NCPA - National Center for Policy Analysis

Sustaining "New Era" Economic Growth

November 15, 1999

On October 28, the U.S. Department of Commerce released revised data on growth in the U.S. economy that show significantly faster growth, more saving and investment, and higher productivity than previously reported. They provide strong support for the idea that the U.S. economy has entered a "new era" of faster growth without inflation.

Speaking the same day the new statistics were released, Federal Reserve Chairman Alan Greenspan said the Internet and computer technology are fundamentally changing the U.S. economy. Their main impact is on providing businesses with better and more accurate information. This has improved delivery times and reduced the number of work hours necessary to produce goods. The result is that the economy is able to produce more with less.

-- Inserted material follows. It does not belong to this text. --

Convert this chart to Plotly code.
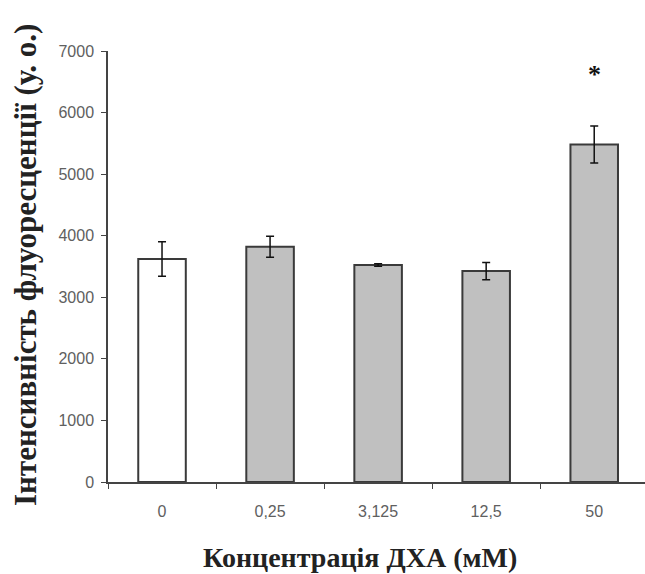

This creates a "virtuous circle," Mr. Greenspan says. "Such circumstances lead to a very favorable period of strong growth of real output and low inflation."

The question is, How long can this go on? Is this just a temporary trend or the beginning of a long wave of higher growth and productivity?

Economist Brian Wesbury argues strongly that the new era will be with us for some time, with enormous implications for the economy and individual well-being. In "The New Era of Wealth," just published by McGraw-Hill, Wesbury identifies the technology revolution of computers and the Internet, the end of big government, and globalization -- the evolving global single market -- as key factors creating and sustaining the new era.

Also, Wesbury thinks the Federal Reserve has finally gotten monetary policy right. The result is that inflation is dead, which will lead to low interest rates and an end to the boom-and-bust economic cycle.

If Wesbury is correct, those forecasting the Dow Jones Industrial Average at 36,000 may be way too conservative.